The phrase “what’s at stake” has been used a lot in discussions on the upcoming US election in the last few months, and not without reason. Mitt Romney and Barack Obama have entirely different views on more or less every hard-line topic you can think of, be it the deficit, immigration, the role of the middle class, Russia, or Big Bird.
As a British-French national living in the UK I find it hard to compare this election to any others that I can remember in terms of the dichotomy presented by two candidates, and I certainly can’t remember one that has pissed me off so much either.
Where should I start? I could begin with the number of lies which have been told by both parties, but the GOP in particular. Starting with Michelle Bachmann out and out lying on Fox News (shock) about a report which concluded that unemployment would rise with Obama in office for another term, when in fact it stated the exact opposite. Or how about the eye-watering number of times in the last few months that a Republican candidate has expressed views on rape that were shipped straight in from the Middle Ages? Or we could talk about Obama deciding the first Presidential debate was the opportune time to take that well deserved nap. Or this mythical 20% taxcut that would, miraculously, not increase the US deficit but that no-one seems able of properly outlining. Or just Paul Ryan, in general.
I’m fascinated by US politics. US politics make British politics look like an overrunning game of tennis by comparison. They’re full of these big cinematic characters with fantastic hair and without speech impediments. Mitt Romney for example, looks like a terrifying mix of Charlton Heston and Ronald Reagan, and I’m not entirely unconvinced that Paul Ryan isn’t actually a politicised Nathan Scott from popular teen drama One Tree Hill. . Obama and Romney actually squared up to each other in the second debate like they were characters on a corner in The Wire. Brilliant.
US politics are also world changing - there is no other nation in the world who can claim to have as wide reaching influence as the United States. When the US housing bubble burst in 2007, the shock was felt around the world. When Obama named France as America’s closest ally, there was an audible sigh of relief from those of us still choking on the bile of the Bush/Blair years. No word yet on what Mitt Romney thinks of Francois Hollande’s 75% tax rate for the super-rich mind.
Central to the US election this year has been the issue of women’s rights, and in particular women’s control over their own reproductive organs. Mitt Romney wants to cut Planned Parenthood, overturn Roe v. Wade, and believes that an employer’s faith is the deciding factor in whether or not a woman has access to contraception on her health insurance. He has also backed the “Human Life Amendment” to the US constitution that would see the belief that life begins at fertilisation become a legal mandate and would severely restrict fertility practices like IVF. A consequence of this is that a woman who didn’t feel able to carry a child would be legally obliged to do so, while a woman unable of conception would be denied the appropriate treatment.

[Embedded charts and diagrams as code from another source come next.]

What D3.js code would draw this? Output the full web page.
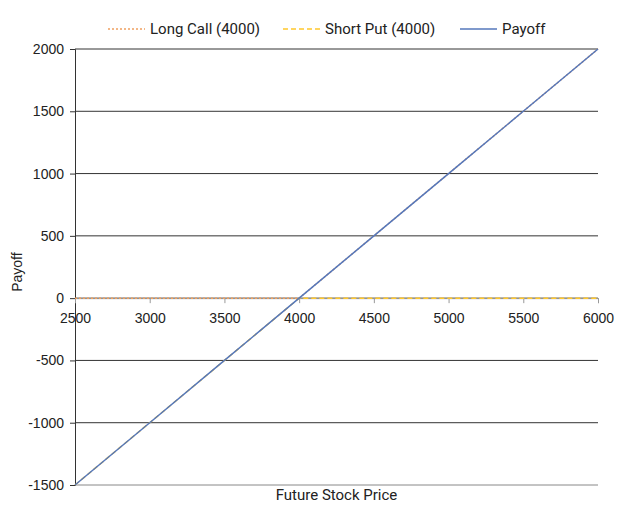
<!DOCTYPE html>
<html>
<head>
<meta charset="utf-8">
<script src="https://cdn.jsdelivr.net/npm/d3@7"></script>
<style>
  body { margin: 0; background: #fff; }
  text { fill: #222; }
</style>
</head>
<body>
<div id="chart"></div>
<script>
const prices = [2500, 3000, 3500, 4000, 4500, 5000, 5500, 6000];
const longCall = [0, 0, 0, 0, 500, 1000, 1500, 2000];
const shortPut = [-1500, -1000, -500, 0, 0, 0, 0, 0];
const payoff = [-1500, -1000, -500, 0, 500, 1000, 1500, 2000];
const seriesNames = ['Long Call (4000)', 'Short Put (4000)', 'Payoff'];
const yTicks = [-1500, -1000, -500, 0, 500, 1000, 1500, 2000];

const width = 618, height = 505;
const margin = { top: 49, right: 20, bottom: 20, left: 75 };

const svg = d3.select('#chart').append('svg').attr('width', width).attr('height', height);

const x = d3.scaleLinear().domain([2500, 6000]).range([margin.left, width - margin.right]);
const y = d3.scaleLinear().domain([-1500, 2000]).range([height - margin.bottom, margin.top]);

// Gridlines
svg.append('g')
	.selectAll('line')
	.data(yTicks)
	.enter()
	.append('line')
	.attr('x1', x(2500))
	.attr('x2', x(6000))
	.attr('y1', (d) => y(d))
	.attr('y2', (d) => y(d))
	.attr('stroke', (d) => (d === -1500 ? '#888' : '#333'))
	.attr('stroke-width', 1);

// Y axis
const yAxis = svg.append('g')
	.attr('transform', `translate(${x(2500)},0)`)
	.call(d3.axisLeft(y).tickValues(yTicks).tickFormat((d) => String(d)).tickSize(5).tickPadding(6));
yAxis.attr('font-family', 'Liberation Sans, Arial, sans-serif').attr('font-size', 14);
yAxis.select('.domain').attr('stroke', '#333');
yAxis.selectAll('line').attr('stroke', '#333');
yAxis.selectAll('text').attr('fill', '#222');

// X axis at zero
const xAxis = svg.append('g')
	.attr('transform', `translate(0,${y(0)})`)
	.call(d3.axisBottom(x).tickValues(prices).tickFormat((d) => String(d)).tickSize(5).tickPadding(10));
xAxis.attr('font-family', 'Liberation Sans, Arial, sans-serif').attr('font-size', 14);
xAxis.select('.domain').attr('stroke', '#999');
xAxis.selectAll('line').attr('stroke', '#999');
xAxis.selectAll('text').attr('fill', '#222');

// Lines
const series = [
	{ values: longCall, color: '#f0a060', dash: '2,2', width: 1.5 },
	{ values: shortPut, color: '#ffc72c', dash: '5,3', width: 1.5 },
	{ values: payoff, color: '#5577bb', dash: null, width: 1.5 },
];

const line = d3.line()
	.x((d, i) => x(prices[i]))
	.y((d) => y(d));

series.forEach((s) => {
	svg.append('path')
		.datum(s.values)
		.attr('d', line)
		.attr('fill', 'none')
		.attr('stroke', s.color)
		.attr('stroke-width', s.width)
		.attr('stroke-dasharray', s.dash);
});

// Legend
const legendX = [108, 283, 460];
const legend = svg.append('g');
series.forEach((s, i) => {
	legend.append('line')
		.attr('x1', legendX[i])
		.attr('x2', legendX[i] + 37)
		.attr('y1', 29)
		.attr('y2', 29)
		.attr('stroke', s.color)
		.attr('stroke-width', 1.5)
		.attr('stroke-dasharray', s.dash);
	legend.append('text')
		.attr('x', legendX[i] + 42)
		.attr('y', 34)
		.style('font-family', 'Roboto, sans-serif')
		.style('font-size', '15px')
		.text(seriesNames[i]);
});

// Axis titles
svg.append('text')
	.attr('x', (x(2500) + x(6000)) / 2)
	.attr('y', 500)
	.attr('text-anchor', 'middle')
	.style('font-family', 'Roboto, sans-serif')
	.style('font-size', '15px')
	.text('Future Stock Price');

svg.append('text')
	.attr('transform', `translate(22,${y(0) - 26}) rotate(-90)`)
	.attr('text-anchor', 'middle')
	.style('font-family', 'Liberation Sans, Arial, sans-serif')
	.style('font-size', '14px')
	.text('Payoff');
</script>
</body>
</html>
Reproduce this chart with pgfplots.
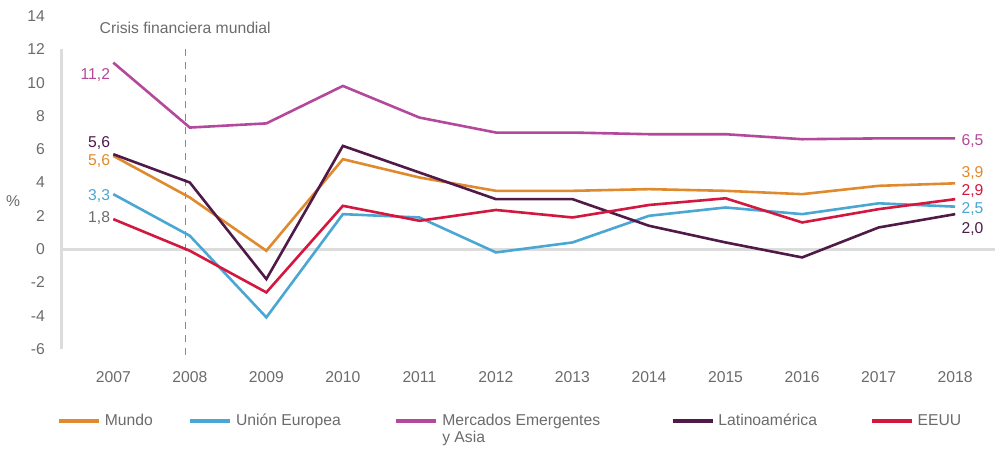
\documentclass[border=0pt]{standalone}
\usepackage{pgfplots}
\pgfplotsset{compat=1.18}
\usepackage{fontspec}
\setmainfont{Liberation Sans}
\definecolor{cMundo}{HTML}{E08A2E}
\definecolor{cUE}{HTML}{4AA6D3}
\definecolor{cEM}{HTML}{B4489A}
\definecolor{cLat}{HTML}{4F1A47}
\definecolor{cUS}{HTML}{D3173E}
\definecolor{txt}{HTML}{6B6B6B}
\definecolor{gridg}{HTML}{DCDCDC}
\begin{document}
\fontsize{15.7}{17}\selectfont
\begin{tikzpicture}
\begin{axis}[
 scale only axis, width=933pt, height=333pt,
 xmin=2006.33, xmax=2018.52, ymin=-6, ymax=14,
 axis line style={draw=none}, major tick length=0pt,
 xtick={2007,...,2018}, ytick={-6,-4,...,14},
 /pgf/number format/assume math mode=true,
 xticklabel style={/pgf/number format/1000 sep={}, anchor=center, inner sep=0pt, yshift=-28pt},
 yticklabel style={anchor=east, inner sep=0pt, xshift=-17pt},
 ticklabel style={text=txt, font=\fontsize{15.7}{17}\selectfont},
 clip=false,
 legend columns=5,
 legend style={at={(-0.0054,-0.19)}, anchor=north west, draw=none, fill=none, inner sep=0pt,
   cells={anchor=west}, nodes={inner sep=1.5pt, text=txt, font=\fontsize{15.7}{17}\selectfont},
   /tikz/column sep=0pt},
 legend image code/.code={\draw[#1, line width=3.8pt] (0pt,0pt) -- (40pt,0pt); \path (43pt,0pt);},
]
\draw[gridg, line width=3pt] (axis cs:2006.33,0) -- (axis cs:2018.52,0);
\draw[gridg, line width=3pt] (axis cs:2006.33,12) -- (axis cs:2006.33,-6);
\draw[txt!80, line width=1pt, dash pattern=on 7pt off 6pt] (axis cs:2007.94,12) -- (axis cs:2007.94,-6.6);

\addplot[cMundo, line width=2.6pt] coordinates {(2007,5.6) (2008,3.1) (2009,-0.1) (2010,5.4) (2011,4.3) (2012,3.5) (2013,3.5) (2014,3.6) (2015,3.5) (2016,3.3) (2017,3.8) (2018,3.95)};
\addlegendentry{\makebox[82pt][l]{Mundo}}
\addplot[cUE, line width=2.6pt] coordinates {(2007,3.3) (2008,0.8) (2009,-4.1) (2010,2.1) (2011,1.9) (2012,-0.2) (2013,0.4) (2014,2.0) (2015,2.5) (2016,2.1) (2017,2.75) (2018,2.55)};
\addlegendentry{\makebox[157pt][l]{Unión Europea}}
\addplot[cEM, line width=2.6pt] coordinates {(2007,11.2) (2008,7.3) (2009,7.55) (2010,9.8) (2011,7.9) (2012,7.0) (2013,7.0) (2014,6.9) (2015,6.9) (2016,6.6) (2017,6.65) (2018,6.65)};
\addlegendentry{\makebox[227pt][l]{\vphantom{M}\smash{\parbox[t]{227pt}{Mercados Emergentes\\y Asia}}}}
\addplot[cLat, line width=2.6pt] coordinates {(2007,5.7) (2008,4.0) (2009,-1.8) (2010,6.2) (2011,4.6) (2012,3.0) (2013,3.0) (2014,1.4) (2015,0.4) (2016,-0.5) (2017,1.3) (2018,2.1)};
\addlegendentry{\makebox[150pt][l]{Latinoamérica}}
\addplot[cUS, line width=2.6pt] coordinates {(2007,1.8) (2008,-0.1) (2009,-2.6) (2010,2.6) (2011,1.7) (2012,2.35) (2013,1.9) (2014,2.65) (2015,3.05) (2016,1.6) (2017,2.4) (2018,3.0)};
\addlegendentry{EEUU}

\node[text=txt] at (axis cs:2007.94,13.3) {Crisis financiera mundial};
\node[text=txt] at (axis cs:2005.69,2.9) {\%};
\node[anchor=east, inner sep=0pt, text=cEM] at (axis cs:2006.96,10.44) {11,2};
\node[anchor=east, inner sep=0pt, text=cLat] at (axis cs:2006.96,6.36) {5,6};
\node[anchor=east, inner sep=0pt, text=cMundo] at (axis cs:2006.96,5.28) {5,6};
\node[anchor=east, inner sep=0pt, text=cUE] at (axis cs:2006.96,3.18) {3,3};
\node[anchor=east, inner sep=0pt, text=txt] at (axis cs:2006.96,1.86) {1,8};
\node[anchor=west, inner sep=0pt, text=cEM] at (axis cs:2018.08,6.48) {6,5};
\node[anchor=west, inner sep=0pt, text=cMundo] at (axis cs:2018.08,4.56) {3,9};
\node[anchor=west, inner sep=0pt, text=cUS] at (axis cs:2018.08,3.48) {2,9};
\node[anchor=west, inner sep=0pt, text=cUE] at (axis cs:2018.08,2.4) {2,5};
\node[anchor=west, inner sep=0pt, text=cLat] at (axis cs:2018.08,1.2) {2,0};
\end{axis}
\pgfresetboundingbox
\useasboundingbox (-62pt,-99pt) rectangle (936pt,349pt);
\end{tikzpicture}
\end{document}
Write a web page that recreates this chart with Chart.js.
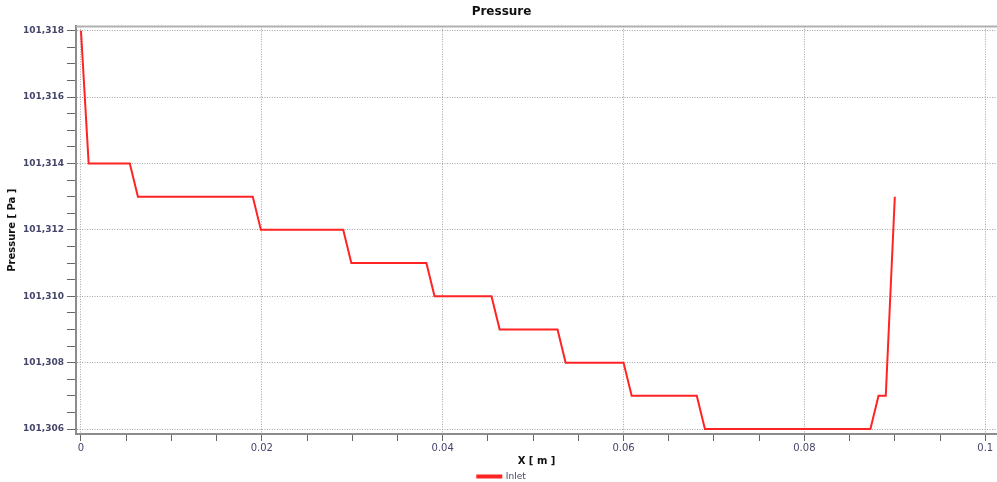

Obama, in stark contrast, has openly supported Planned Parenthood and has publicly celebrated the anniversary of Roe v. Wade several years running. When the famous shitwitted “radio host” Rush Limbaugh called college student Sandra Fluke a “slut” and a“prostitute”.for speaking up on her view that contraceptives should be included on her health insurance, Obama invited her to be a featured speaker at the DNC. On the flipside, Mitt Romney is still backing one lunatic who stated in a televised debate that pregnancy through rape is “something that God intended.” Who the flying fuck is teaching these people sex ed? Nurse Ratched?
I’ve taken a lot of what's gone on in the run up to the US election personally. I’ve taken it personally that some sanctimonious middle-aged man with a bad spray tan believes that his moral considerations on abortion are so much graver than my own that he would take away my right to even consider one. I’ve been offended that by Romney’s assessment, my 92 year old grandmother who receives a state pension and relies on the NHS for medical treatment must therefore consider herself to be entitled, and to be a victim. I’d like to see him try to tell her that. And I’ve taken it personally that Mitt Romney’s position on pornography is that “tolerance for pornography [...] and sexual promiscuity, combined with the twisted incentives of government welfare, have led to today's grim realities: ...(the amount of kids) born out of wedlock."
I am a kid born out of wedlock and while I may not be American, I can’t think that many people would be thrilled at being defined as a “grim reality” or denoted as the consequence of some terrible sexual deviance. Can someone please confirm for me that we definitely are in fact in the 21st century? This emphasis on the value of nuclear norms is something I’ve only ever seen before on season one of Mad Men, and I laughed at it then for how hilariously retro it all was. But we’ve had the Civil Rights movement since then, we’ve had the Stonewall riots. We’ve also had the AIDS epidemic. We have been liberated and we’ve seen the consequences of marginalisation.
That’s a good part of what I consider to be “at stake” in this election: the social values imposed by the president of the country that has led the majority of world politics since I’ve even been aware of having a political consciousness. I doubt anyone on the political left is really interested in living like people did in season one of Mad Men. Betty Draper looked like she had no fun ever, except when she was shooting pigeons.